* [Dataset section]
-- BEGIN --
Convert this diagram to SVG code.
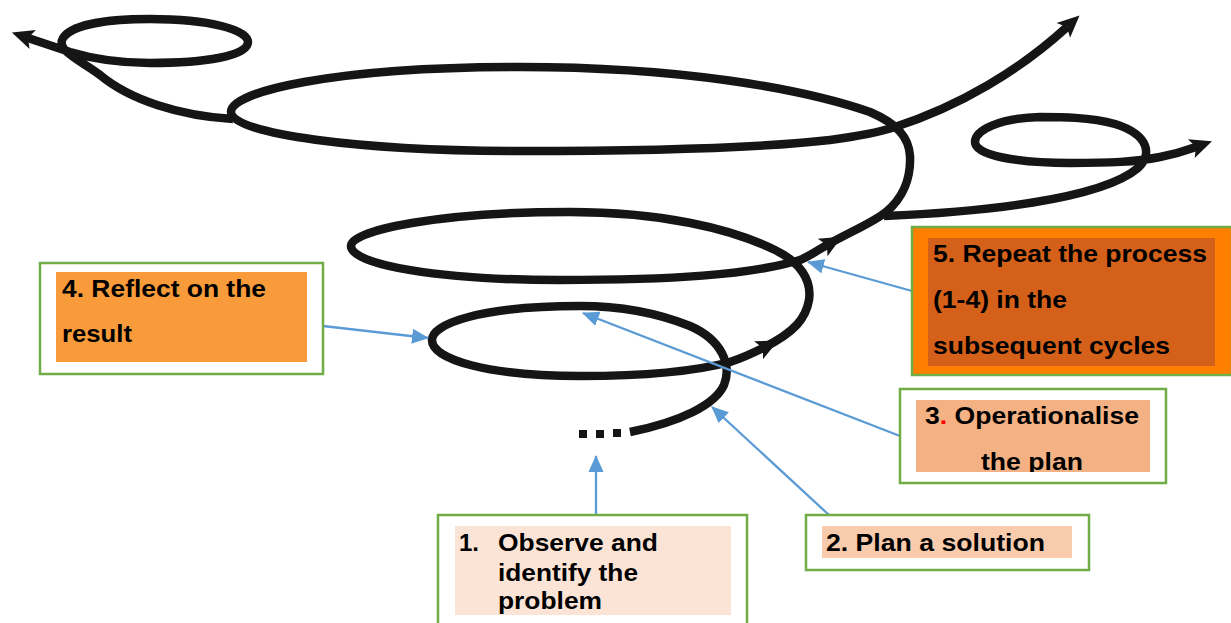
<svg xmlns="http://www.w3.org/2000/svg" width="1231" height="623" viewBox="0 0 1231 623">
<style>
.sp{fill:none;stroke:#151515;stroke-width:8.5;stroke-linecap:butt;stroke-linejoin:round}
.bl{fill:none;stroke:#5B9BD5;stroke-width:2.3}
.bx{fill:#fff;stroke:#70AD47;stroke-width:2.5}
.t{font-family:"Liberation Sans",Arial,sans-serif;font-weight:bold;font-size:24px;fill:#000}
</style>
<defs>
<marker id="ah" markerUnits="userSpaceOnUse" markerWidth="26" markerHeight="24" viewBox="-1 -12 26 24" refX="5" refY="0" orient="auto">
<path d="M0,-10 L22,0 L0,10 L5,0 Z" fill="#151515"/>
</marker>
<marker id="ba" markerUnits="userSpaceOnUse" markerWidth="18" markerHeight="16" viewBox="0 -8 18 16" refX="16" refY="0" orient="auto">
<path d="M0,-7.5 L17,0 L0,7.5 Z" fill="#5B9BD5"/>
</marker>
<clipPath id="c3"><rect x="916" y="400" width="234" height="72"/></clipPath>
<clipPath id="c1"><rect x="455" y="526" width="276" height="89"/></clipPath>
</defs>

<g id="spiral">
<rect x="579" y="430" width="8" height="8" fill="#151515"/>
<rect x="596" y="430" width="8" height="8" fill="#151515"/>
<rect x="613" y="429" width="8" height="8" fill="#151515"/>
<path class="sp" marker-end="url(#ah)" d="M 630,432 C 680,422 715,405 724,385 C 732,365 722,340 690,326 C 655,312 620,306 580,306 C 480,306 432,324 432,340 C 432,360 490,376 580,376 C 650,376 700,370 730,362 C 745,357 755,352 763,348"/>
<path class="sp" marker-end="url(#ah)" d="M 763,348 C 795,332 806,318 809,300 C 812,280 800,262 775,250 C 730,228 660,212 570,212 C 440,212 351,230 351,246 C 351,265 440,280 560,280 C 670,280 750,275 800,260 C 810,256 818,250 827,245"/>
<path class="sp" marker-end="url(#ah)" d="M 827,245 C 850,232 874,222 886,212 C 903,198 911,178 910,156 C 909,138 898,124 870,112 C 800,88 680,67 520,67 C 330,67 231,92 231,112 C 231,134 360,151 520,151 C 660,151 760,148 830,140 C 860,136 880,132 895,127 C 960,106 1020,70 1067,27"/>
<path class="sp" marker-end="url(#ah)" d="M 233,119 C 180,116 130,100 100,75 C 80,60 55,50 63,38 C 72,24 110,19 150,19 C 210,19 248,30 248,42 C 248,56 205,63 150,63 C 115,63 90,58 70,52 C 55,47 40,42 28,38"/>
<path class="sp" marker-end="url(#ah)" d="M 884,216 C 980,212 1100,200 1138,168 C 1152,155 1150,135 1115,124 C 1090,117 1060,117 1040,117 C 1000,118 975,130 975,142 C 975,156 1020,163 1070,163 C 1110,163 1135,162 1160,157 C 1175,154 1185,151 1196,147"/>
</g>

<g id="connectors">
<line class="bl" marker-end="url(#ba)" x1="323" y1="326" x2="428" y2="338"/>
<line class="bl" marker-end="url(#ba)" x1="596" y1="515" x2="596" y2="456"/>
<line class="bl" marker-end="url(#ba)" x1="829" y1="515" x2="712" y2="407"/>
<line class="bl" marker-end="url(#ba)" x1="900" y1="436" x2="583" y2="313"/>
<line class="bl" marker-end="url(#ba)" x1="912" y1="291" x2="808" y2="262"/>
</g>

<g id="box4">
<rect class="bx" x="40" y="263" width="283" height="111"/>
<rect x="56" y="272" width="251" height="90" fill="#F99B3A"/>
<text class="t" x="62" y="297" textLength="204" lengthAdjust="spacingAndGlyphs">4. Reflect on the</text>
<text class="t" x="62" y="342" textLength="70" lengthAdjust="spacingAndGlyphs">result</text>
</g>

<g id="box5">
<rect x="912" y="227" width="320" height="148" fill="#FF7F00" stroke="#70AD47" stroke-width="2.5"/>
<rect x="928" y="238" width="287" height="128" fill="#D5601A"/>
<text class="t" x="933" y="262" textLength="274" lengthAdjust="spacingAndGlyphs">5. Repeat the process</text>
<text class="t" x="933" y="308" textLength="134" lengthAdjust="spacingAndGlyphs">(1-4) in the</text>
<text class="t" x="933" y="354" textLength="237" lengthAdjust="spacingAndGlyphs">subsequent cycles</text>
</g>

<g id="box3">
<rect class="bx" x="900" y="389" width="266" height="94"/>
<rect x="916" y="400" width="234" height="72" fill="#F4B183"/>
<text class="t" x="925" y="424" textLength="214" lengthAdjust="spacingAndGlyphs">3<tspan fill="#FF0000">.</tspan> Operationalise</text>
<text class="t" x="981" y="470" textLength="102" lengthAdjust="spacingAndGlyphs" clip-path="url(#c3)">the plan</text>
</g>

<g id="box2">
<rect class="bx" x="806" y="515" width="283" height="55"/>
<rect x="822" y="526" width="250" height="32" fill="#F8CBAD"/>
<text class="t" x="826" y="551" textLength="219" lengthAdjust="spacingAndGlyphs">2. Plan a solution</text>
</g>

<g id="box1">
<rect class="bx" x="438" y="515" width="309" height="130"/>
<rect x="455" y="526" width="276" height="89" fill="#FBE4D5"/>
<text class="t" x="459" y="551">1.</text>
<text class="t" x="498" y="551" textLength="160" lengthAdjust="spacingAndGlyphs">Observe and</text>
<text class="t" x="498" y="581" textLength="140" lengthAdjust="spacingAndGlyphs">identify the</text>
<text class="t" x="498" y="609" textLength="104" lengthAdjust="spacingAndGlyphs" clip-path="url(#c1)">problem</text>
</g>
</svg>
-- END --
* [Task objective] Using the material above, return every line exactly as it appears, minus the pictures.

* [The solution]
Convert this diagram to SVG code.
<svg xmlns="http://www.w3.org/2000/svg" width="1231" height="623" viewBox="0 0 1231 623">
<style>
.sp{fill:none;stroke:#151515;stroke-width:8.5;stroke-linecap:butt;stroke-linejoin:round}
.bl{fill:none;stroke:#5B9BD5;stroke-width:2.3}
.bx{fill:#fff;stroke:#70AD47;stroke-width:2.5}
.t{font-family:"Liberation Sans",Arial,sans-serif;font-weight:bold;font-size:24px;fill:#000}
</style>
<defs>
<marker id="ah" markerUnits="userSpaceOnUse" markerWidth="26" markerHeight="24" viewBox="-1 -12 26 24" refX="5" refY="0" orient="auto">
<path d="M0,-10 L22,0 L0,10 L5,0 Z" fill="#151515"/>
</marker>
<marker id="ba" markerUnits="userSpaceOnUse" markerWidth="18" markerHeight="16" viewBox="0 -8 18 16" refX="16" refY="0" orient="auto">
<path d="M0,-7.5 L17,0 L0,7.5 Z" fill="#5B9BD5"/>
</marker>
<clipPath id="c3"><rect x="916" y="400" width="234" height="72"/></clipPath>
<clipPath id="c1"><rect x="455" y="526" width="276" height="89"/></clipPath>
</defs>

<g id="spiral">
<rect x="579" y="430" width="8" height="8" fill="#151515"/>
<rect x="596" y="430" width="8" height="8" fill="#151515"/>
<rect x="613" y="429" width="8" height="8" fill="#151515"/>
<path class="sp" marker-end="url(#ah)" d="M 630,432 C 680,422 715,405 724,385 C 732,365 722,340 690,326 C 655,312 620,306 580,306 C 480,306 432,324 432,340 C 432,360 490,376 580,376 C 650,376 700,370 730,362 C 745,357 755,352 763,348"/>
<path class="sp" marker-end="url(#ah)" d="M 763,348 C 795,332 806,318 809,300 C 812,280 800,262 775,250 C 730,228 660,212 570,212 C 440,212 351,230 351,246 C 351,265 440,280 560,280 C 670,280 750,275 800,260 C 810,256 818,250 827,245"/>
<path class="sp" marker-end="url(#ah)" d="M 827,245 C 850,232 874,222 886,212 C 903,198 911,178 910,156 C 909,138 898,124 870,112 C 800,88 680,67 520,67 C 330,67 231,92 231,112 C 231,134 360,151 520,151 C 660,151 760,148 830,140 C 860,136 880,132 895,127 C 960,106 1020,70 1067,27"/>
<path class="sp" marker-end="url(#ah)" d="M 233,119 C 180,116 130,100 100,75 C 80,60 55,50 63,38 C 72,24 110,19 150,19 C 210,19 248,30 248,42 C 248,56 205,63 150,63 C 115,63 90,58 70,52 C 55,47 40,42 28,38"/>
<path class="sp" marker-end="url(#ah)" d="M 884,216 C 980,212 1100,200 1138,168 C 1152,155 1150,135 1115,124 C 1090,117 1060,117 1040,117 C 1000,118 975,130 975,142 C 975,156 1020,163 1070,163 C 1110,163 1135,162 1160,157 C 1175,154 1185,151 1196,147"/>
</g>

<g id="connectors">
<line class="bl" marker-end="url(#ba)" x1="323" y1="326" x2="428" y2="338"/>
<line class="bl" marker-end="url(#ba)" x1="596" y1="515" x2="596" y2="456"/>
<line class="bl" marker-end="url(#ba)" x1="829" y1="515" x2="712" y2="407"/>
<line class="bl" marker-end="url(#ba)" x1="900" y1="436" x2="583" y2="313"/>
<line class="bl" marker-end="url(#ba)" x1="912" y1="291" x2="808" y2="262"/>
</g>

<g id="box4">
<rect class="bx" x="40" y="263" width="283" height="111"/>
<rect x="56" y="272" width="251" height="90" fill="#F99B3A"/>
<text class="t" x="62" y="297" textLength="204" lengthAdjust="spacingAndGlyphs">4. Reflect on the</text>
<text class="t" x="62" y="342" textLength="70" lengthAdjust="spacingAndGlyphs">result</text>
</g>

<g id="box5">
<rect x="912" y="227" width="320" height="148" fill="#FF7F00" stroke="#70AD47" stroke-width="2.5"/>
<rect x="928" y="238" width="287" height="128" fill="#D5601A"/>
<text class="t" x="933" y="262" textLength="274" lengthAdjust="spacingAndGlyphs">5. Repeat the process</text>
<text class="t" x="933" y="308" textLength="134" lengthAdjust="spacingAndGlyphs">(1-4) in the</text>
<text class="t" x="933" y="354" textLength="237" lengthAdjust="spacingAndGlyphs">subsequent cycles</text>
</g>

<g id="box3">
<rect class="bx" x="900" y="389" width="266" height="94"/>
<rect x="916" y="400" width="234" height="72" fill="#F4B183"/>
<text class="t" x="925" y="424" textLength="214" lengthAdjust="spacingAndGlyphs">3<tspan fill="#FF0000">.</tspan> Operationalise</text>
<text class="t" x="981" y="470" textLength="102" lengthAdjust="spacingAndGlyphs" clip-path="url(#c3)">the plan</text>
</g>

<g id="box2">
<rect class="bx" x="806" y="515" width="283" height="55"/>
<rect x="822" y="526" width="250" height="32" fill="#F8CBAD"/>
<text class="t" x="826" y="551" textLength="219" lengthAdjust="spacingAndGlyphs">2. Plan a solution</text>
</g>

<g id="box1">
<rect class="bx" x="438" y="515" width="309" height="130"/>
<rect x="455" y="526" width="276" height="89" fill="#FBE4D5"/>
<text class="t" x="459" y="551">1.</text>
<text class="t" x="498" y="551" textLength="160" lengthAdjust="spacingAndGlyphs">Observe and</text>
<text class="t" x="498" y="581" textLength="140" lengthAdjust="spacingAndGlyphs">identify the</text>
<text class="t" x="498" y="609" textLength="104" lengthAdjust="spacingAndGlyphs" clip-path="url(#c1)">problem</text>
</g>
</svg>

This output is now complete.